First up is all lights on white, trying to match the ParNel 'white':
As seen, the ParNel easily beats everything. The two lights closest to 'white' are the Opti Tri and the Opti 30 RGB. The P56 LED is very, very blue and the DLED36 without the frost has a ton of color shadow issues as shown.
Next up is red, ParNel in R27:
The Opti Tri keeps up extremely well with the ParNel here, and the shades of red are all extremely close.
Next is blue, ParNel in R85:
As seen, the blues are even closer intensity wise. This is also the P56 LED's strongest color, besides green but I didn't do green comparison.

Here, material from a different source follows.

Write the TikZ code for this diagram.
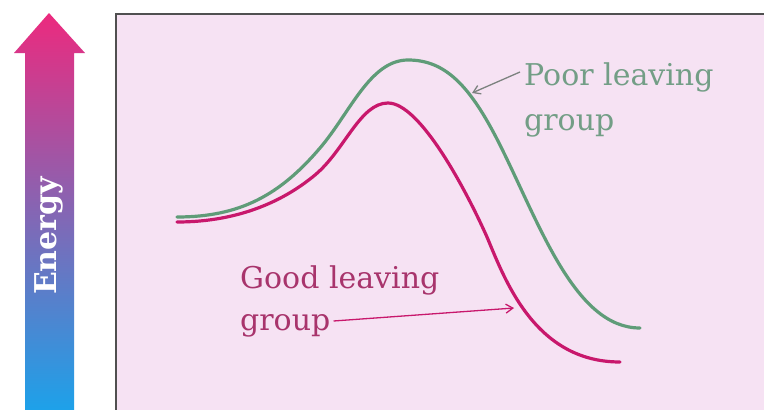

Next is Amber for Color shadows, R21 on the ParNel. Tried to match the LEDs as close as possible:
The Opti Tri and DLED36 came closest to matching the R21 of the ParNel. Color shadow wise, the DLED36 without frost is by far the worst. The Opti Tri has almost no color shadows. The only odd thing is about 8 inches or so away from the light is random specs of red, blue, and green. It is not a big deal since it is so low, past the 8 inches there are no color shadows.

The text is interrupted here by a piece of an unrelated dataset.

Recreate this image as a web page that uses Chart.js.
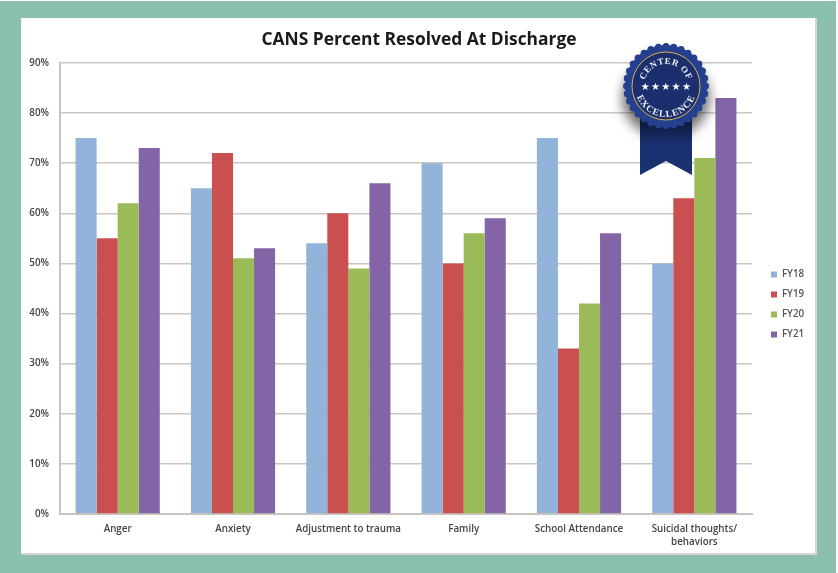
<!DOCTYPE html>
<html>
<head>
<meta charset="utf-8">
<title>CANS Percent Resolved At Discharge</title>
<script src="https://cdn.jsdelivr.net/npm/chart.js@4"></script>
<style>
  html, body { margin: 0; padding: 0; background: #fff; }
  #frame { position: absolute; left: 0; top: 1px; width: 836px; height: 572px; background: #8bc0b0; }
  #panel { position: absolute; left: 21px; top: 18px; width: 794px; height: 535px; background: #fff;
           border-right: 2px solid #d8d6d4; border-bottom: 2px solid #d8d6d4; }
  #wrap { position: absolute; left: 0; top: 0; width: 838px; height: 573px; }
  #myChart { filter: blur(0.4px); }
  #badge { position: absolute; left: 600px; top: 30px; }
</style>
</head>
<body>
<div id="frame"></div>
<div id="panel"></div>
<div id="wrap"><canvas id="myChart" width="838" height="573"></canvas></div>
<svg id="badge" width="150" height="160" viewBox="600 30 150 160">
  <defs>
    <filter id="shadow" x="-40%" y="-40%" width="180%" height="180%">
      <feGaussianBlur stdDeviation="6"/>
    </filter>
    <linearGradient id="ribbonShade" x1="0" y1="0" x2="0" y2="1">
      <stop offset="0" stop-color="#0c1533"/>
      <stop offset="0.45" stop-color="#1a3070"/>
      <stop offset="1" stop-color="#1a3070"/>
    </linearGradient>
    <path id="arcTop" d="M 644 86 A 22 22 0 0 1 688 86"/>
    <path id="arcBottom" d="M 635 86 A 31 31 0 0 0 697 86"/>
  </defs>
  <ellipse cx="666" cy="98" rx="44" ry="40" fill="#000" opacity="0.55" filter="url(#shadow)"/>
  <polygon points="640,118 692,118 692,175 666,161 640,175" fill="url(#ribbonShade)"/>
  <circle cx="666" cy="86" r="41" fill="#24408f"/>
  <circle cx="666" cy="86" r="39.5" fill="none" stroke="#24408f" stroke-width="7" stroke-linecap="round" pathLength="32" stroke-dasharray="0 1"/>
  <circle cx="666" cy="86" r="34" fill="#1b2f6f" stroke="#d6b24a" stroke-width="1"/>
  <g font-family="Liberation Serif" font-weight="bold" fill="#f1f1f1">
    <text text-anchor="middle" font-size="9" letter-spacing="0.5"><textPath href="#arcTop" startOffset="50%">CENTER OF</textPath></text>
    <text text-anchor="middle" font-size="9.5" letter-spacing="1"><textPath href="#arcBottom" startOffset="50%">EXCELLENCE</textPath></text>
  </g>
  <text x="666.5" y="90" text-anchor="middle" font-family="DejaVu Sans" font-size="10" fill="#fff" letter-spacing="1.3">★★★★★</text>
</svg>
<script>
const categories = [
  "Anger",
  "Anxiety",
  "Adjustment to trauma",
  "Family",
  "School Attendance",
  ["Suicidal thoughts/", "behaviors"],
];
const fy18 = [75, 65, 54, 70, 75, 50];
const fy19 = [55, 72, 60, 50, 33, 63];
const fy20 = [62, 51, 49, 56, 42, 71];
const fy21 = [73, 53, 66, 59, 56, 83];
const seriesNames = ["FY18", "FY19", "FY20", "FY21"];
const seriesColors = ["#92b4da", "#c9504f", "#9bbb59", "#8364a6"];

const chartCanvas = document.getElementById("myChart");
const labelFont = { family: "Open Sans", size: 9.8, weight: "600", lineHeight: 1.4 };

// legend keeps a fixed width so the plot ends where it should, then gets nudged into place
const legendPlacement = {
  id: "legendPlacement",
  beforeLayout(chart) {
    const legendFit = chart.legend.fit;
    chart.legend.fit = function () {
      legendFit.call(this);
      this.width = 86;
    };
  },
  afterLayout(chart) {
    chart.legend.left = 760.8;
    chart.legend.top += 3;
    chart.legend.bottom += 3;
  },
};

const myChart = new Chart(chartCanvas, {
  type: "bar",
  data: {
    labels: categories,
    datasets: [fy18, fy19, fy20, fy21].map((values, i) => ({
      label: seriesNames[i],
      data: values,
      backgroundColor: seriesColors[i],
      categoryPercentage: 0.73,
      barPercentage: 1,
    })),
  },
  plugins: [legendPlacement],
  options: {
    responsive: false,
    animation: false,
    layout: { padding: { left: 0, right: 0, top: 30, bottom: 0 } },
    plugins: {
      title: {
        display: true,
        text: "CANS Percent Resolved At Discharge",
        color: "#1a1a1a",
        font: { family: "Open Sans", size: 17.4, weight: "bold" },
        padding: { top: 0, bottom: 12 },
      },
      legend: {
        position: "right",
        labels: {
          color: "#555",
          font: labelFont,
          boxWidth: 6,
          boxHeight: 6,
          padding: 10.2,
        },
      },
      tooltip: { enabled: false },
    },
    scales: {
      x: {
        grid: { display: false },
        border: { color: "#c9c3bd", width: 2 },
        ticks: { color: "#444", font: labelFont, maxRotation: 0, autoSkip: false, padding: 0 },
        afterFit: (axis) => { axis.height = 59; },
      },
      y: {
        min: 0,
        max: 90,
        grid: { color: "#cbc6c1", lineWidth: 1.5, drawTicks: false },
        border: { color: "#c9c3bd", width: 2 },
        ticks: {
          stepSize: 10,
          color: "#444",
          font: labelFont,
          padding: 11,
          callback: (value) => value + "%",
        },
        afterFit: (axis) => { axis.width = 60; },
      },
    },
  },
});
</script>
</body>
</html>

Last up is all the lights in full on:
As seen, the Opti Tri and Opti 30 RGB are very similar in hue. The DLED36 is pinkish, red towards the edges without the frost. The P56 LED is again, very blue as in the first photo. For some reason, the blue LEDs over power the red and green.
All and all, I can safely say that a DLED108 or DLED36 Pro will match and go color for color with the 750w extended life ParNel, maybe even a standard life version (About 6-7000 more lumen then the extended life version). Cost wise, the LEDs still aren't the way to go. They are, however, now powerful enough to go up against halogens.